Networking and lobbying
Do you need a lobbyist in Washington DC? Are you dealing with government authorities regulators? Business development focuses on the connections you need to make at a local or state level to penetrate a market.
Is there new technology your competitors are about to release that will disrupt your business model? Your business development team will look at your competitors target audience and analyze your competitions products. Part of business development is having a keen grip on your market position and the competitions activity.
Business development focuses on what’s happening in the marketplace and evaluates factors like market share, competitive advantage, and financial performance to determine new avenues of growth and revenue.
Long term planning
A lot of people feel business development is focused on long-term planning. This might mean taking a look at operational costs and preparing for merger and acquisition (M&A) decisions. Will a merger cause too much employee attrition or would it require changing locations? What are the effects of developing a new business line or new sales channels? What if you consolidate offices across five cities into one large facility? These are high-level decisions that often fall well outside the realm of marketing.
Vendor management is also in important part of business development. It allows you to improve your company’s operations and profitability by adding value to your supplier base. Business development is responsible for identifying vendors who can elevate your business. The business development team may look at enhancing supply chains, improves quality control, and increases production capacity. The business development team helps you develop new vendor relationships that benefit both parties.
Marketing vs. Business Development: Which is Better?
I think it goes without saying that it depends upon what you are trying to do. Both need each other. Instead of framing the question as marketing VS. business development, it’s probably better to frame things mentally as marketing AND business development.
Synergy Between Marketing and Business Development
When marketing and business development departments work together to create a cohesive strategy both teams will benefit. This will create consistent messaging delivery with reduced customer acquisition cost and an improved lead conversion ratio. Marketing taps directly into customer needs. Business development leans on the marketing team’s knowledge and the marketing strategy for overall positioning. This is marketing and business development working together.
Aligning these two departments will prevent a flawed conversion process and internal friction. Less friction between the two is what will create momentum for your fly wheel (or funnel or fircle or whatever you prefer).

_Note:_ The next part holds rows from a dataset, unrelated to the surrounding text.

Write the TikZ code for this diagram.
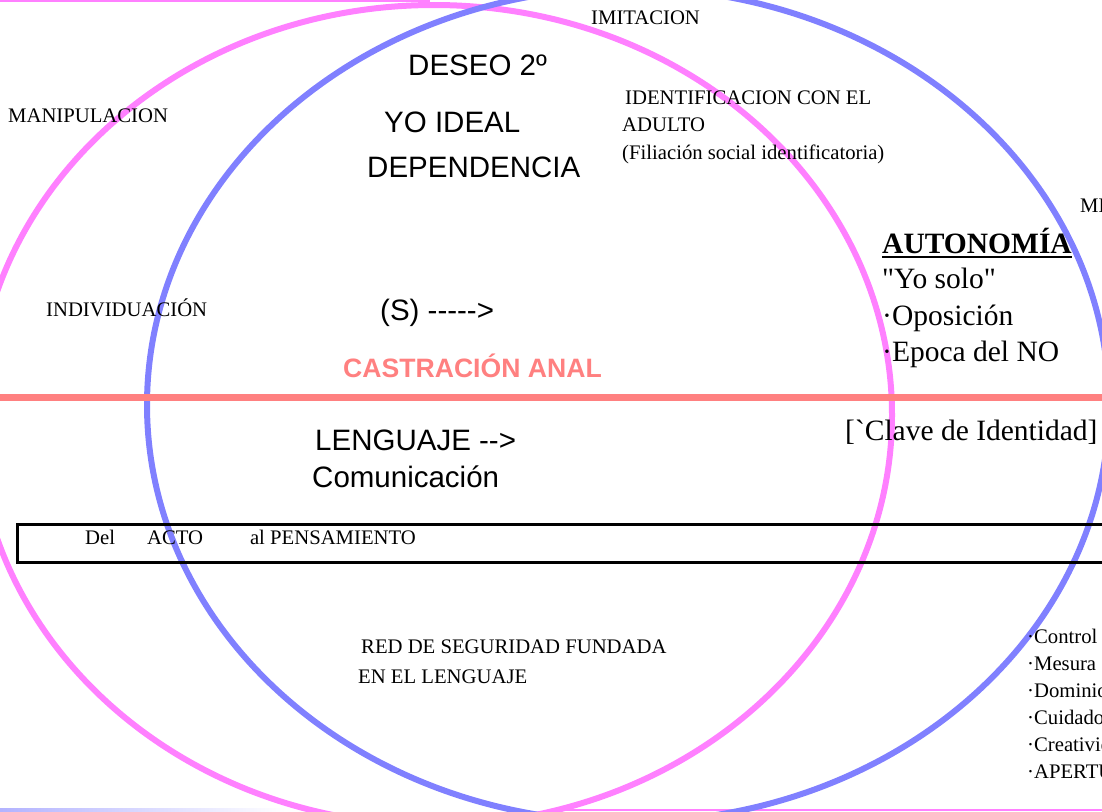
\documentclass[tikz,border=0pt]{standalone}
\usepackage{fontspec}
\setmainfont{Liberation Serif}
\setsansfont{Liberation Sans}
\definecolor{pinkc}{HTML}{FF80FF}
\definecolor{bluec}{HTML}{8080FF}
\definecolor{redc}{HTML}{FF8080}
\newcommand\hy{-\kern0pt}
\newcommand\gravechar{{\XeTeXglyph\XeTeXcharglyph"60}}
\newcommand\straightquote{{\XeTeXglyph\XeTeXcharglyph"22}}
\begin{document}
\begin{tikzpicture}[x=1pt,y=-1pt,
  ser/.style={anchor=base west, inner sep=0pt, font=\fontsize{20.7}{25}\selectfont},
  serbig/.style={anchor=base west, inner sep=0pt, font=\fontsize{29.5}{35}\selectfont},
  sansbig/.style={anchor=base west, inner sep=0pt, font=\sffamily\fontsize{29.5}{35}\selectfont},
  ring/.style={line width=6pt}]
\useasboundingbox (0,0) rectangle (1102,811);
\clip (0,0) rectangle (1102,811);
% edge lines
\draw[pinkc, line width=2.5pt] (0,1) -- (430,1);
\shade[left color=bluec!60, right color=white] (0,808) rectangle (285,811);
\draw[pinkc, line width=2pt] (560,810) -- (1102,810);
% ellipses
\draw[pinkc, ring] (434,415) ellipse [x radius=458pt, y radius=410pt];
\draw[bluec, ring] (628,405) ellipse [x radius=481pt, y radius=417pt];
% red divider
\coordinate (rl) at (0,397);
\coordinate (rr) at (1102,397);
\draw[redc, line width=7pt] (rl) -- (rr);
% box
\draw[black, line width=3pt] (17,524) rectangle (1130,562);
% texts
\node[ser] (imit) at (591,24) {IMITACION};
\node[ser] (manip) at (8,122) {MANIPULACION};
\node[ser] (ident1) at (625,104) {IDENTIFICACION CON EL};
\node[ser] (ident2) at (622,131) {ADULTO};
\node[ser] (ident3) at (622,159) {(Filiación social identificatoria)};
\node[ser] (me) at (1080,212) {ME};
\node[ser] (indiv) at (46,316) {INDIVIDUACIÓN};
\node[sansbig] (deseo) at (408,75) {DESEO 2º};
\node[sansbig] (yoideal) at (384,132) {YO IDEAL};
\node[sansbig] (depend) at (367,177) {DEPENDENCIA};
\node[sansbig] (sujeto) at (380,320) {(S) \hy\hy\hy\hy\hy>};
\node[anchor=base west, inner sep=0pt, text=redc, font=\sffamily\bfseries\fontsize{26.6}{32}\selectfont] (castr) at (343,377) {CASTRACIÓN ANAL};
\node[sansbig] (leng) at (315,450) {LENGUAJE \hy\hy>};
\node[sansbig] (comun) at (312,487) {Comunicación};
\node[serbig, font=\bfseries\fontsize{29.5}{35}\selectfont] (autonomia) at (882,253) {AUTONOMÍA};
\draw[black, line width=2pt] ([yshift=-4pt]autonomia.base west) -- ([yshift=-4pt]autonomia.base east);
\node[serbig] (yosolo) at (882,288) {\straightquote Yo solo\straightquote};
\node[serbig] (opos) at (882,325) {·Oposición};
\node[serbig] (epoca) at (882,361) {·Epoca del NO};
\node[serbig] (clave) at (845,440) {[\gravechar Clave de Identidad]};
\node[ser] (acto) at (85,544) {Del\hspace{32pt}ACTO\hspace{47pt}al PENSAMIENTO};
\node[ser] (red1) at (361,653) {RED DE SEGURIDAD FUNDADA};
\node[ser] (red2) at (358,683) {EN EL LENGUAJE};
\node[ser] (l1) at (1027,643) {·Control de};
\node[ser] (l2) at (1027,670) {·Mesura};
\node[ser] (l3) at (1027,697) {·Dominio};
\node[ser] (l4) at (1027,724) {·Cuidado};
\node[ser] (l5) at (1027,751) {·Creatividad};
\node[ser] (l6) at (1027,778) {·APERTURA};
\end{tikzpicture}
\end{document}
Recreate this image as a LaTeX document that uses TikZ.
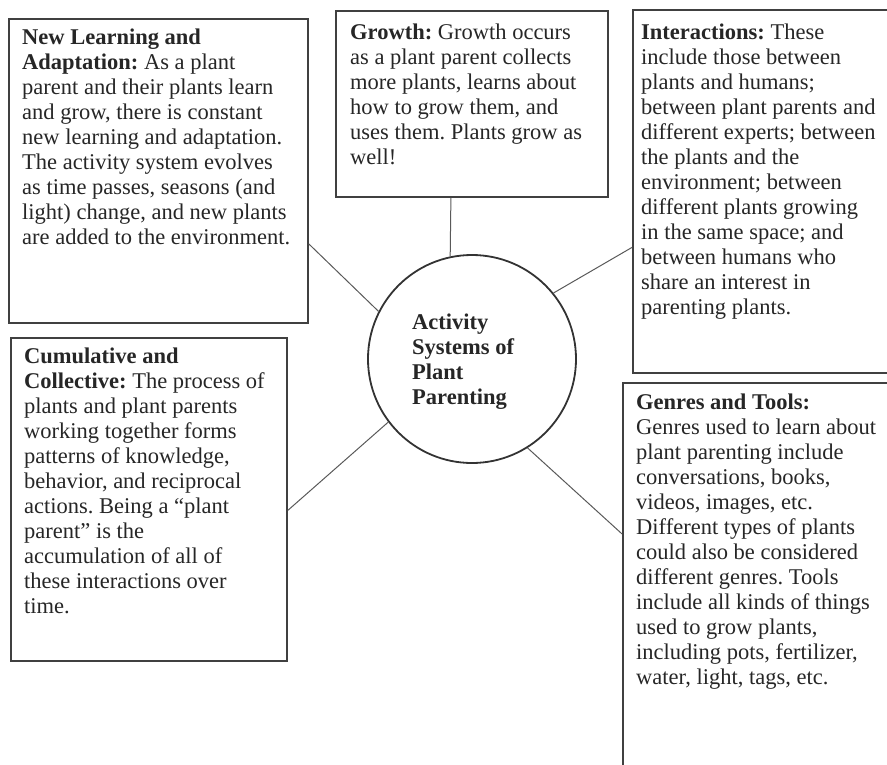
\documentclass[tikz,border=0pt]{standalone}
\usepackage{fontspec}
\setmainfont{Liberation Serif}
\usepackage{tikz}
\usetikzlibrary{shapes.geometric}
\frenchspacing
\tikzstyle{hub} =
[circle, minimum size = 208pt, inner sep = 0pt, draw=black!80, line width = 1.8pt]
\tikzstyle{topic} =
[rectangle, anchor = north west, inner sep = 0pt, draw=black!75,
line width = 1.8pt]
\tikzstyle{topictext} =
[anchor = north west, inner sep = 0pt, align = left, text = black!85,
font = \fontsize{22.5}{25}\selectfont]
\tikzstyle{hubtext} =
[topictext, font = \bfseries\fontsize{22.5}{25}\selectfont]
\tikzstyle{line} = [draw, black!65, line width = 1pt]

\begin{document}
\begin{tikzpicture}[x = 1pt, y = -1pt]
  \useasboundingbox (0,0) rectangle (887,764);
  \clip (0,0) rectangle (887,764);
  % centre
  \node [hub] (hub) at (472,359) {};
  \node [hubtext] (hubtitle) at (412,314)
   {Activity\\ Systems of\\ Plant\\ Parenting};
  %
  % boxes
  \node [topic, minimum width = 299pt, minimum height = 304pt]
   (learning) at (8,18) {};
  \node [topic, minimum width = 272pt, minimum height = 186pt]
   (growth) at (335,10) {};
  \node [topic, minimum width = 268pt, minimum height = 363pt]
   (inter) at (632,9) {};
  \node [topic, minimum width = 276pt, minimum height = 323pt]
   (cumul) at (10,337) {};
  \node [topic, minimum width = 278pt, minimum height = 418pt]
   (genres) at (622,382) {};
  %
  % box texts
  \node [topictext] (learningtext) at ([xshift=14pt,yshift=-11pt]learning.north west)
   {\textbf{New Learning and}\\
    \textbf{Adaptation:} As a plant\\
    parent and their plants learn\\
    and grow, there is constant\\
    new learning and adaptation.\\
    The activity system evolves\\
    as time passes, seasons (and\\
    light) change, and new plants\\
    are added to the environment.};
  \node [topictext] (growthtext) at ([xshift=15pt,yshift=-14pt]growth.north west)
   {\textbf{Growth:} Growth occurs\\
    as a plant parent collects\\
    more plants, learns about\\
    how to grow them, and\\
    uses them. Plants grow as\\
    well!};
  \node [topictext] (intertext) at ([xshift=9pt,yshift=-15pt]inter.north west)
   {\textbf{Interactions:} These\\
    include those between\\
    plants and humans;\\
    between plant parents and\\
    different experts; between\\
    the plants and the\\
    environment; between\\
    different plants growing\\
    in the same space; and\\
    between humans who\\
    share an interest in\\
    parenting plants.};
  \node [topictext] (cumultext) at ([xshift=14pt,yshift=-11pt]cumul.north west)
   {\textbf{Cumulative and}\\
    \textbf{Collective:} The process of\\
    plants and plant parents\\
    working together forms\\
    patterns of knowledge,\\
    behavior, and reciprocal\\
    actions. Being a ``plant\\
    parent'' is the\\
    accumulation of all of\\
    these interactions over\\
    time.};
  \node [topictext] (genrestext) at ([xshift=14pt,yshift=-12pt]genres.north west)
   {\textbf{Genres and Tools:}\\
    Genres used to learn about\\
    plant parenting include\\
    conversations, books,\\
    videos, images, etc.\\
    Different types of plants\\
    could also be considered\\
    different genres. Tools\\
    include all kinds of things\\
    used to grow plants,\\
    including pots, fertilizer,\\
    water, light, tags, etc.};
  %
  % spokes
  \path [line] ([yshift=-73pt]learning.east) -- (hub.153);
  \path [line] ([xshift=-21pt]growth.south) -- (hub.102);
  \path [line] ([yshift=-56pt]inter.west) -- (hub.39);
  \path [line] ([yshift=-11pt]cumul.east) -- (hub.217);
  \path [line] ([yshift=58pt]genres.west) -- (hub.302);
\end{tikzpicture}
\end{document}
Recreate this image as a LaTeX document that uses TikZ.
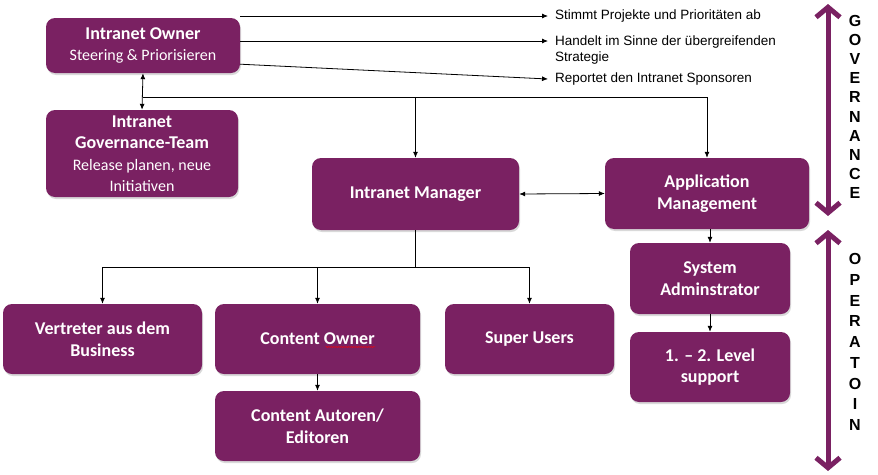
\documentclass[tikz,border=0pt]{standalone}
\usepackage{fontspec}
\setmainfont{Carlito}
\newfontfamily\arialfont{Liberation Sans}
\usetikzlibrary{arrows.meta,positioning,shadows,decorations.pathmorphing}
\definecolor{lila}{RGB}{122,33,98}
\newcommand{\unterzeile}{\mdseries\fontsize{16}{19.5}\selectfont}
\tikzset{
    %Define standard arrow tip
    >={Latex[length=6pt,width=5pt]},
    %Define style for boxes
    kasten/.style={
           rectangle,
           rounded corners=9pt,
           fill=lila,
           text=white,
           align=center,
           font=\bfseries\fontsize{18}{21.5}\selectfont,
           drop shadow={shadow xshift=1pt,shadow yshift=-2pt,opacity=0.3}},
    % Define arrow style
    pil/.style={
           ->,
           line width=0.8pt},
    % side notes and big arrows
    notiz/.style={
           font=\arialfont\fontsize{13.5}{16}\selectfont,
           align=left,
           inner sep=3pt},
    grosspfeil/.style={
           {Straight Barb[length=10pt,width=24pt]}-{Straight Barb[length=10pt,width=24pt]},
           draw=lila,
           line width=5pt},
    buchstaben/.style={
           font=\arialfont\bfseries\fontsize{16}{19.2}\selectfont,
           align=center}
}
\begin{document}
\begin{tikzpicture}[x=1pt,y=-1pt]
 \useasboundingbox (0,0) rectangle (878,474);
 % governance boxes
 \node[kasten, minimum width=194pt, minimum height=55pt] (owner) at (143,45.5)
      {Intranet Owner\\\unterzeile Steering \& Priorisieren};
 \node[kasten, minimum width=192pt, minimum height=87pt] (govteam) at (142,153.5)
      {Intranet\\Governance-Team\\\unterzeile Release planen, neue\\\unterzeile Initiativen};
 \node[kasten, minimum width=207pt, minimum height=72pt] (manager) at (415.5,194) {Intranet Manager};
 \node[kasten, minimum width=204pt, minimum height=71pt] (appmgmt) at (707,193.5) {Application\\Management};
 % operation boxes
 \node[kasten, minimum width=160pt, minimum height=71pt] (sysadmin) at (710,278.5) {System\\Adminstrator};
 \node[kasten, minimum width=160pt, minimum height=70pt] (support) at (710,367) {1. -- 2. Level\\support};
 \node[kasten, minimum width=199pt, minimum height=70pt] (vertreter) at (102.5,339) {Vertreter aus dem\\Business};
 \node[kasten, minimum width=205pt, minimum height=70pt] (cowner) at (317.5,339) {Content Owner};
 \node[kasten, minimum width=169pt, minimum height=70pt] (superusers) at (529.5,339) {Super Users};
 \node[kasten, minimum width=205pt, minimum height=70pt] (autoren) at (317.5,426) {Content Autoren/\\Editoren};
 \draw[red, line width=0.4pt, decorate, decoration={snake,amplitude=0.6pt,segment length=2.5pt}]
      ([xshift=8pt,yshift=-8pt]cowner.center) -- ([xshift=58pt,yshift=-8pt]cowner.center);
 % notes of the owner
 \coordinate (z1) at (548,16);
 \coordinate (z2) at (548,41);
 \coordinate (z3) at (548,79);
 \node[notiz, right=4pt of z1] (t1) {Stimmt Projekte und Prioritäten ab};
 \node[notiz, anchor=north west] (t2) at ([xshift=4pt,yshift=8pt]z2) {Handelt im Sinne der übergreifenden\\Strategie};
 \node[notiz, right=4pt of z3] (t3) {Reportet den Intranet Sponsoren};
 \draw[pil] (owner.north east |- z1) -- (z1);
 \draw[pil] (owner.east |- z2) -- (z2);
 \draw[pil] ([yshift=9pt]owner.south east) -- (z3);
 % connectors
 \coordinate (bus1) at (0,97);
 \coordinate (bus2) at (0,267);
 \draw[pil, <->] (owner.south) -- (govteam.north);
 \draw[pil] (owner.south |- bus1) -| (manager.north);
 \draw[pil] (manager.north |- bus1) -| (appmgmt.north);
 \draw[pil, <->] (manager.east) -- (appmgmt.west);
 \draw[line width=0.8pt] (manager.south) -- (manager.south |- bus2);
 \draw[pil] (manager.south |- bus2) -| (vertreter.north);
 \draw[pil] (cowner.north |- bus2) -- (cowner.north);
 \draw[pil] (manager.south |- bus2) -| (superusers.north);
 \draw[pil] (cowner.south) -- (autoren.north);
 \draw[pil] (appmgmt.south -| sysadmin.north) -- (sysadmin.north);
 \draw[pil] (sysadmin.south) -- (support.north);
 % governance / operation
 \coordinate (govtop) at (828,4);
 \coordinate (govbot) at (828,216);
 \coordinate (optop) at (828,230);
 \coordinate (opbot) at (828,471);
 \draw[grosspfeil] (govtop) -- (govbot);
 \draw[grosspfeil] (optop) -- (opbot);
 \node[buchstaben] (gov) at (855,107) {G\\O\\V\\E\\R\\N\\A\\N\\C\\E};
 \node[buchstaben, font=\arialfont\bfseries\fontsize{16}{20.75}\selectfont] (op) at (855,342) {O\\P\\E\\R\\A\\T\\O\\I\\N};
\end{tikzpicture}
\end{document}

Hybrid efforts like trade shows in new markets is a perfect example of marketing and business development working together. Pursuit of nontraditional marketing channels to grow business is another. The alliances and strategic partnerships created by business development will play right in the hands of helping the marketing department access customer segments. Marketing and business development working hand-in-hand towards common goals for the benefit the company creates powerful synergy.